What she wants as an auditor or financial director is for her work to have purpose and meaning.

“What is audit for, what is it we’re really trying to do, are we trying to make the world a better place? Are we acting in the public interest, are we supposed to be making these reports as unbiased and clear for the public as we can? I think it’s hard when there’s not always a clear pathway for those ideas to be expressed and respected.”

Ting-Chun Lin, an MSc Accounting student at AMBS, like many students did her undergraduate degree, spent a couple of years in the real world of accountancy before returning to the university for further study. She saw first-hand the disconnect between what accounting students are taught and what their work comprises of.

“I hold a high moral and ethical standard in my heart and I thought as an auditor, I was like a police officer. I thought our job is to make sure that corporates are doing their job – like a watchdog, looking over them,” she says.

Instead, she says the reality is that young auditors blindly follow the guidelines and don’t exercise professional judgement in what is essentially a tick-box procedure.

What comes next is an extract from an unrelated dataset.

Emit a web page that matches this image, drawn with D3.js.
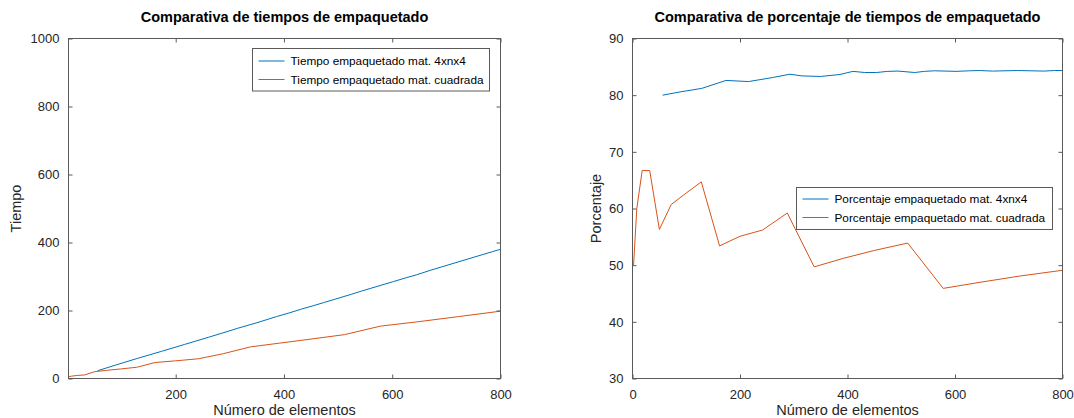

“Professional judgement is the core value of auditing. Without it, the value of the profession is diminished” she adds.

Both Lin and Edwards admit to a certain level of naivety in their expectations of work, but their career goals are reflective of a wider trend. A report by Harvard Business Review found that more than nine out of 10 employees were willing to trade a percentage of their earnings for greater meaning at work.

Sokolovskyy says the accounting profession needs to be acutely aware of this, particularly as it is the sort of career path that people “drift” into.

“It’s a very limited amount of people who will tell you, ‘Oh I’m really passionate about auditing and accounting’.

“There is a danger of accounting to some extent degenerating as a discipline,” Sokolovskyy says, if the future of corporate reporting doesn’t engage properly with stakeholders, shareholders and the public at large.